Wednesday, December 09, 2020

December Sweeps - 312

I am in a surprisingly okay mood for what happened to me today.

About a month ago, I had an idea for, not a sequel to "Ten Thousand Coffins," exactly, but a parallel story of what happens on the Outpost the sleeper ship is heading for.  I outlined it pretty well, with dialogue and the basic plot, but never started writing on it.  But the subject matter is near and dear to my heart (inspired, as all stories now seem to be, by something Marshal Latham said on a podcast recently), with a main character isolated and helpless, as a disease begins to winnow down the population.

So I just began from the beginning, and started the story with the main character, who I called Comtech Gregory Clayton having a real-time conversation with the captain on the Dawn Breaks, right before the older man goes to sleep for the last time before the ship reaches the colony.  Captain Gustafson gives him some advice, assuring him that in a year or so, everything is going to be different on Outpost 3.

I like the idea that, in the last year of the ninety-one year journey from Earth to the outpost, all hell breaks loose on the planet.

I wrote the first chapter, introducing the main POV character, establishing what the colony is like (there are four main structures, but only three are occupied), and that he's alone because both of his coworkers called in sick on the same day.

I started the ball rolling when he gets a call from one of those coworkers, and finds out that there's an emergency currently occurring in Module B.  He decides to leave his post and try to help, even though the rules say--

And then, the power went off at the library.

All around me, the people working on computers made various exclamations, and we were forced to wait for the electricity to come back on.  I stood and approached the librarian.  "There's no chance there's a backup that saves all of our work on there, is there?" I asked.

"I'm afraid not," she said, and when the power did come back, fifteen or so seconds later, I contemplated the loss of my work, my time, and a bit of my good humor.

When I logged back in, it said, "You have used 81 minutes of your allotted 120.  You have 29 minutes left."

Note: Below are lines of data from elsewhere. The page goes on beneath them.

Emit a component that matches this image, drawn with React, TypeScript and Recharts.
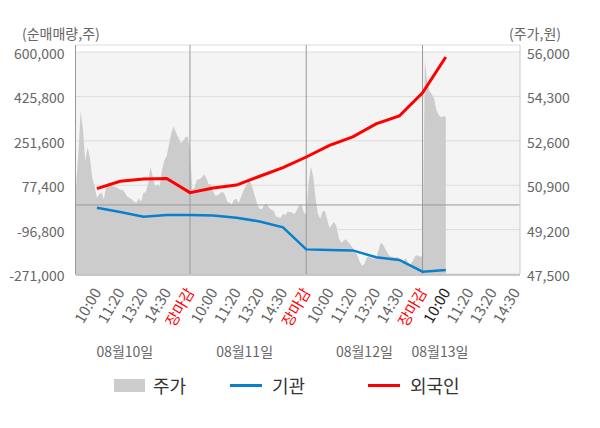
import React from 'react';
import { ComposedChart, Area, Line, XAxis, YAxis, CartesianGrid, ReferenceLine, ReferenceArea } from 'recharts';

const FONT = "'Noto Sans CJK KR', 'Noto Sans', sans-serif";

// x axis: one unit per label slot, each trading day closes at a multiple of 5
const timeTicks = [1, 2, 3, 4, 5, 6, 7, 8, 9, 10, 11, 12, 13, 14, 15, 16, 17, 18, 19];
const timeLabels = [
  '10:00', '11:20', '13:20', '14:30', '장마감',
  '10:00', '11:20', '13:20', '14:30', '장마감',
  '10:00', '11:20', '13:20', '14:30', '장마감',
  '10:00', '11:20', '13:20', '14:30',
];
const closeSlots = [5, 10, 15];
const todaySlot = 16;
const dateTicks = [2.2, 7.35, 12.5, 15.75];
const dateLabels = ['08월10일', '08월11일', '08월12일', '08월13일'];

const leftTicks = [-271000, -96800, 77400, 251600, 425800, 600000];
const rightTicks = [47500, 49200, 50900, 52600, 54300, 56000];

// 주가 (intraday), one value every 0.1 slot starting at slot 0
const priceStep = 0.1;
const price = [
  49770, 50810, 52040, 53730, 53040, 51810, 52350, 51960, 51190, 50850,
  50420, 50540, 50620, 50350, 50880, 51000, 50920, 50860, 50830, 50790,
  50730, 50730, 50620, 50460, 50420, 50350, 50270, 50230, 50400, 50270,
  50620, 50620, 50960, 51620, 51230, 50870, 50920, 50850, 51500, 51850,
  52020, 52460, 52900, 53150, 52920, 52730, 52520, 52580, 52730, 52780,
  52270,
  50730, 50810, 51120, 51120, 51190, 51310, 51190, 50940, 50940, 50650,
  50500, 50520, 50600, 50650, 50540, 50280, 50220, 50170, 50350, 50380,
  50230, 50460, 50690, 50870, 51020, 51020, 50770, 50460, 50150, 49980,
  50000, 50150, 50190, 50040, 49960, 49920, 49700, 49670, 49650, 49810,
  49750, 49880, 49870, 49850, 49790, 49960, 50150, 50150, 49850, 49770,
  51000, 51620, 51230, 50420, 49810, 49620, 49880, 49920, 49600, 49260,
  49380, 49500, 49310, 48880, 48690, 48770, 48830, 48730, 48620, 48500,
  48350, 48210, 47970, 47820, 47880, 48120, 48170, 48100, 48080, 48080,
  48390, 48710, 48630, 48460, 48290, 48170, 48170, 48120, 48150, 48080,
  47920, 48040, 48100, 47850, 47880, 48040, 48210, 48210, 48170, 48170,
  55650, 54880, 54500, 54380, 54190, 53770, 53580, 53500, 53540, 53540,
];

// 기관 / 외국인 cumulative net buying at each label slot
const lineSlots = [1, 2, 3, 4, 5, 6, 7, 8, 9, 10, 11, 12, 13, 14, 15, 16];
const institution = [
  -10900, -27800, -46400, -39700, -39700, -41200, -50300, -64900,
  -87700, -174400, -176400, -178400, -205200, -215800, -261900, -255200,
];
const foreign = [
  64000, 92750, 102200, 103400, 48200, 66700, 77800, 112500,
  146700, 188100, 233400, 266900, 318200, 348900, 440400, 580300,
];

const priceData = price.map((p, i) => ({ x: Math.round(i * priceStep * 100) / 100, price: p }));
const lineData = lineSlots.map((s, i) => ({ x: s, institution: institution[i], foreign: foreign[i] }));

const X_DOMAIN: [number, number] = [0.08, 19.19];

const TimeTick = (props: any) => {
  const { x, y, payload } = props;
  const i = timeTicks.indexOf(payload.value);
  const label = timeLabels[i];
  let color = '#666';
  if (closeSlots.includes(payload.value)) color = '#ff0000';
  else if (payload.value === todaySlot) color = '#222';
  return (
    <text
      transform={`translate(${x + 5},${y + 9}) rotate(-60)`}
      textAnchor="end"
      fontSize={15}
      fontFamily={FONT}
      fill={color}
    >
      {label}
    </text>
  );
};

// the date row sits below the rotated time labels
const DateTick = (props: any) => {
  const { x, y, payload } = props;
  const label = dateLabels[dateTicks.indexOf(payload.value)];
  return (
    <text x={x} y={y + 75} textAnchor="middle" fontSize={14} fontFamily={FONT} fill="#666">
      {label}
    </text>
  );
};

const ValueTick = (anchor: 'start' | 'end') => (props: any) => {
  const { x, y, payload } = props;
  return (
    <text x={x} y={y + 2} dy="0.355em" textAnchor={anchor} fontSize={14} fontFamily={FONT} fill="#666">
      {payload.value.toLocaleString('en-US')}
    </text>
  );
};

const legendText: React.CSSProperties = {
  position: 'absolute',
  top: 376,
  fontSize: 18,
  lineHeight: '18px',
  color: '#333',
  fontFamily: FONT,
};

export default function App() {
  return (
    <div style={{ position: 'absolute', left: 0, top: 0, width: 600, height: 428, background: '#fff', fontFamily: FONT }}>
      <div style={{ position: 'absolute', left: 22, top: 26, fontSize: 14, lineHeight: '14px', color: '#666' }}>(순매매량,주)</div>
      <div style={{ position: 'absolute', left: 509, top: 26, fontSize: 14, lineHeight: '14px', color: '#666' }}>(주가,원)</div>

      <ComposedChart width={600} height={428} margin={{ top: 45, right: 0, bottom: 93, left: 0 }}>
        <ReferenceArea
          xAxisId="time"
          yAxisId="left"
          y1={-271000}
          y2={600000}
          fill="#f4f4f4"
          fillOpacity={1}
          stroke="none"
          zIndex={-200}
        />
        <CartesianGrid xAxisId="time" yAxisId="left" vertical={false} stroke="#dddddd" />
        <XAxis
          xAxisId="date"
          type="number"
          dataKey="x"
          domain={X_DOMAIN}
          allowDataOverflow
          ticks={dateTicks}
          interval={0}
          tick={<DateTick />}
          tickLine={false}
          axisLine={false}
          height={1}
        />
        <XAxis
          xAxisId="time"
          type="number"
          dataKey="x"
          domain={X_DOMAIN}
          allowDataOverflow
          ticks={timeTicks}
          interval={0}
          tick={<TimeTick />}
          tickLine={false}
          axisLine={{ stroke: '#999' }}
          height={60}
        />
        <YAxis
          yAxisId="left"
          orientation="left"
          type="number"
          domain={[-271000, 627600]}
          allowDataOverflow
          ticks={leftTicks}
          interval={0}
          width={75.5}
          tickLine={false}
          tickSize={6}
          tickMargin={5}
          tick={ValueTick('end')}
          axisLine={{ stroke: '#999' }}
        />
        <YAxis
          yAxisId="right"
          orientation="right"
          type="number"
          domain={[47500, 56270]}
          allowDataOverflow
          ticks={rightTicks}
          interval={0}
          width={80}
          tickLine={false}
          tickSize={6}
          tickMargin={1}
          tick={ValueTick('start')}
          axisLine={{ stroke: '#cccccc' }}
        />
        <Area
          xAxisId="time"
          yAxisId="right"
          data={priceData}
          dataKey="price"
          type="linear"
          fill="#cccccc"
          fillOpacity={1}
          stroke="none"
          isAnimationActive={false}
        />
        {closeSlots.map((s) => (
          <ReferenceLine key={s} xAxisId="time" yAxisId="left" x={s} stroke="#999" />
        ))}
        <ReferenceLine xAxisId="time" yAxisId="left" y={0} stroke="#999" />
        <Line
          xAxisId="time"
          yAxisId="left"
          data={lineData}
          dataKey="institution"
          stroke="#0a7fcc"
          strokeWidth={2.5}
          dot={false}
          isAnimationActive={false}
        />
        <Line
          xAxisId="time"
          yAxisId="left"
          data={lineData}
          dataKey="foreign"
          stroke="#ff0000"
          strokeWidth={3}
          dot={false}
          isAnimationActive={false}
        />
      </ComposedChart>

      <div style={{ position: 'absolute', left: 114, top: 379, width: 31, height: 13, background: '#cccccc' }} />
      <div style={{ ...legendText, left: 153 }}>주가</div>
      <div style={{ position: 'absolute', left: 230, top: 384, width: 32, height: 3, background: '#0a7fcc' }} />
      <div style={{ ...legendText, left: 272 }}>기관</div>
      <div style={{ position: 'absolute', left: 368, top: 384, width: 32, height: 3, background: '#ff0000' }} />
      <div style={{ ...legendText, left: 410 }}>외국인</div>
    </div>
  );
}
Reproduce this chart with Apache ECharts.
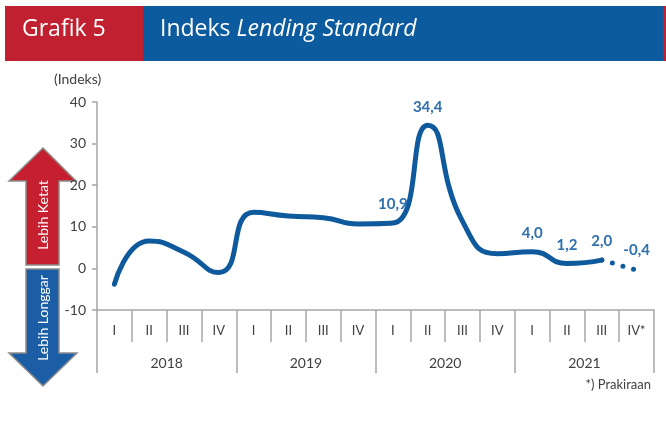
<!DOCTYPE html>
<html>
<head>
<meta charset="utf-8">
<script src="https://cdn.jsdelivr.net/npm/echarts@6/dist/echarts.min.js"></script>
<style>html,body{margin:0;padding:0;background:#fff}#c{width:666px;height:425px}</style>
</head>
<body>
<div id="c"></div>
<script>
var quarters = ['I','II','III','IV','I','II','III','IV','I','II','III','IV','I','II','III','IV*'];
var years = ['2018','2019','2020','2021'];
var actual = [-3.8, 6.6, 3.9, -1.0, 13.5, 12.6, 12.2, 10.7, 10.9, 34.4, 11.3, 3.5, 4.0, 1.2, 2.0, null];
var forecast = [null, null, null, null, null, null, null, null, null, null, null, null, null, null, 2.0, -0.4];
var labeledIdx = [8, 9, 12, 13, 14];
var forecastLabeledIdx = [15];
var yTicks = {min: -10, max: 40, interval: 10};

function fmt(v){ return v.toFixed(1).replace('.', ','); }

var chart = echarts.init(document.getElementById('c'), null, {renderer:'canvas'});
var FONT = 'Lato';
var LINE = '#0e5a9d';
var LBL = '#2f6fad';
var AX = '#a6a6a6';
var TXT = '#404040';
var CLEAR = 'rgba(0,0,0,0)';

function labelled(arr, idx){
  return arr.map(function(v, i){
    var on = idx.indexOf(i) >= 0;
    return {value: v, label: {show: on}};
  });
}

var labelCfg = {show: false, position: 'top', fontFamily: FONT, fontWeight: 'bold', fontSize: 15, color: LBL,
  formatter: function(p){ return fmt(p.value); }};

var option = {
  animation: false,
  grid: {left: 97, right: 12, top: 102, bottom: 115},
  xAxis: [{
    type: 'category', data: quarters, position: 'bottom',
    axisLine: {onZero: false, lineStyle: {color: AX, width: 1.5}},
    axisTick: {show: true, interval: 0, length: 32, lineStyle: {color: AX, width: 1.5}},
    axisLabel: {interval: 0, margin: 14, fontFamily: FONT, fontSize: 13, color: TXT}
  }, {
    type: 'category', data: years, position: 'bottom',
    axisLine: {show: false, onZero: false},
    axisTick: {show: true, interval: 0, length: 63, lineStyle: {color: AX, width: 1.5}},
    axisLabel: {interval: 0, margin: 46, fontFamily: FONT, fontSize: 14, color: TXT}
  }],
  yAxis: {
    type: 'value', min: yTicks.min, max: yTicks.max, interval: yTicks.interval,
    splitLine: {show: false},
    axisLine: {show: true, lineStyle: {color: AX, width: 1.5}},
    axisTick: {show: true, length: 5, lineStyle: {color: AX, width: 1.5}},
    axisLabel: {margin: 11, fontFamily: FONT, fontSize: 14, color: TXT}
  },
  series: [{
    type: 'line', xAxisIndex: 0,
    data: labelled(actual, labeledIdx),
    smooth: 0.55, showSymbol: true, symbol: 'circle', symbolSize: 2,
    itemStyle: {color: CLEAR, borderColor: CLEAR, borderWidth: 0},
    lineStyle: {color: LINE, width: 5, cap: 'round', join: 'round'},
    label: Object.assign({}, labelCfg, {distance: 10}),
    emphasis: {disabled: true},
    z: 3
  }, {
    type: 'line', xAxisIndex: 0,
    data: labelled(forecast, forecastLabeledIdx),
    showSymbol: true, symbol: 'circle', symbolSize: 2,
    itemStyle: {color: CLEAR, borderColor: CLEAR, borderWidth: 0},
    lineStyle: {color: LINE, width: 5, type: [0, 11], cap: 'round'},
    label: Object.assign({}, labelCfg, {distance: 11}),
    emphasis: {disabled: true},
    z: 2
  }],
  graphic: [
    {type: 'rect', shape: {x: 5, y: 6, width: 138, height: 55}, style: {fill: '#c0202f'}},
    {type: 'rect', shape: {x: 143, y: 6, width: 520, height: 55}, style: {fill: '#0b5b9e'}},
    {type: 'rect', shape: {x: 663, y: 6, width: 3, height: 55}, style: {fill: '#c0202f'}},
    {type: 'text', left: 22, top: 18, style: {text: 'Grafik 5', fill: '#fff', font: '23px "Open Sans"'}},
    {type: 'text', left: 160, top: 18, style: {
      text: '{n|Indeks }{i|Lending Standard}', fill: '#fff',
      rich: {n: {fill: '#fff', fontFamily: 'Open Sans', fontSize: 23},
             i: {fill: '#fff', fontFamily: 'Open Sans', fontSize: 23, fontStyle: 'italic'}}
    }},
    {type: 'text', left: 54, top: 72, style: {text: '(Indeks)', fill: TXT, font: '14px Lato'}},
    {type: 'polygon', shape: {points: [[43,148],[76,181],[59,181],[59,265],[26,265],[26,181],[9,181]]},
      style: {fill: '#c61f30', stroke: '#8c8c8c', lineWidth: 1.5}},
    {type: 'polygon', shape: {points: [[26,269],[59,269],[59,353],[77,353],[43,386],[9,353],[26,353]]},
      style: {fill: '#1c5ea6', stroke: '#8c8c8c', lineWidth: 1.5}},
    {type: 'text', x: 43, y: 215, rotation: Math.PI/2, style: {text: 'Lebih Ketat', fill: '#fff', font: '14px Lato', align: 'center', verticalAlign: 'middle'}},
    {type: 'text', x: 43, y: 318, rotation: Math.PI/2, style: {text: 'Lebih Longgar', fill: '#fff', font: '14px Lato', align: 'center', verticalAlign: 'middle'}},
    {type: 'text', right: 15, top: 378, style: {text: '*) Prakiraan', fill: TXT, font: '13px Lato'}}
  ]
};
chart.setOption(option);
</script>
</body>
</html>
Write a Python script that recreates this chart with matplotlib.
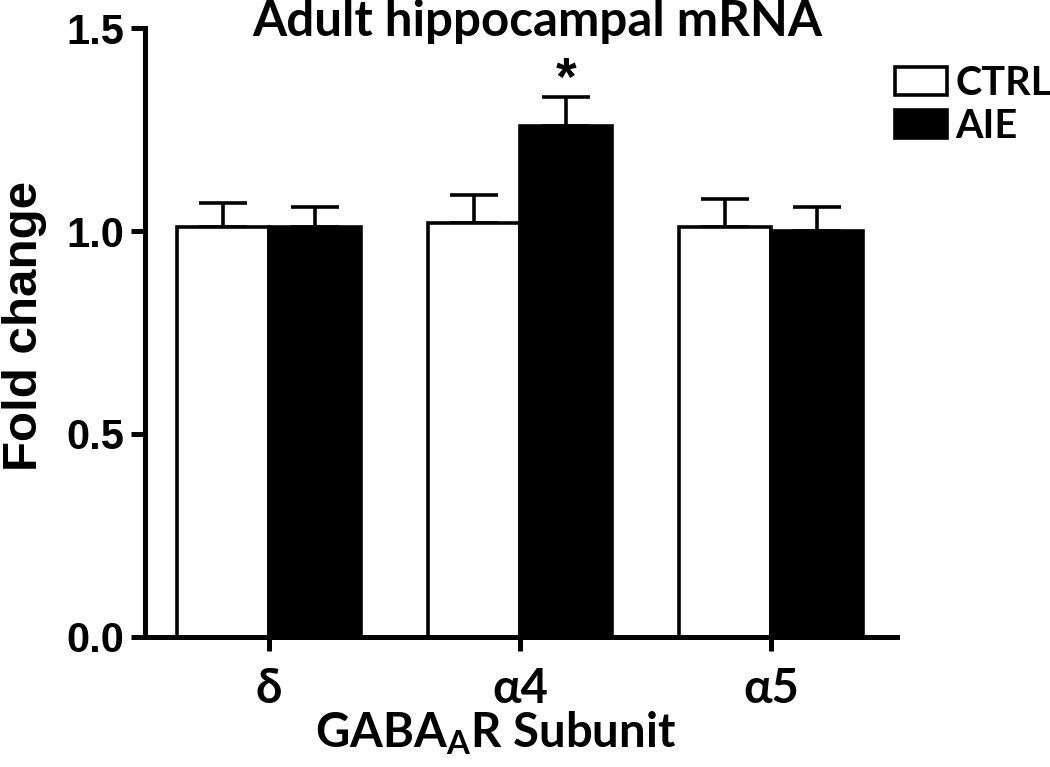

So, that means that it was well over an hour's writing I lost.  And I did check, just in case Word made some kind of emergency back-up, or miraculously, it had saved to my gmail or something.  But no, nothing, not a single word had survived.

Still counts as writing, though.

Sit-ups Today: 100
Sit-ups In December: 844

Words Today: 1500
Words In December: 6456

The thing is: a real winner would probably have shaked his fist at the heavens, then sat down and made himself (or herself) write the scene again . . . and then went on to Chapter 2.  And a real winner probably would've used "shaken" instead of "shaked."  Maybe even "shook."

But I didn't do that.

I guess I should go to bed and see if I can't do it better tomorrow.  We'll call a Mulligan, okay?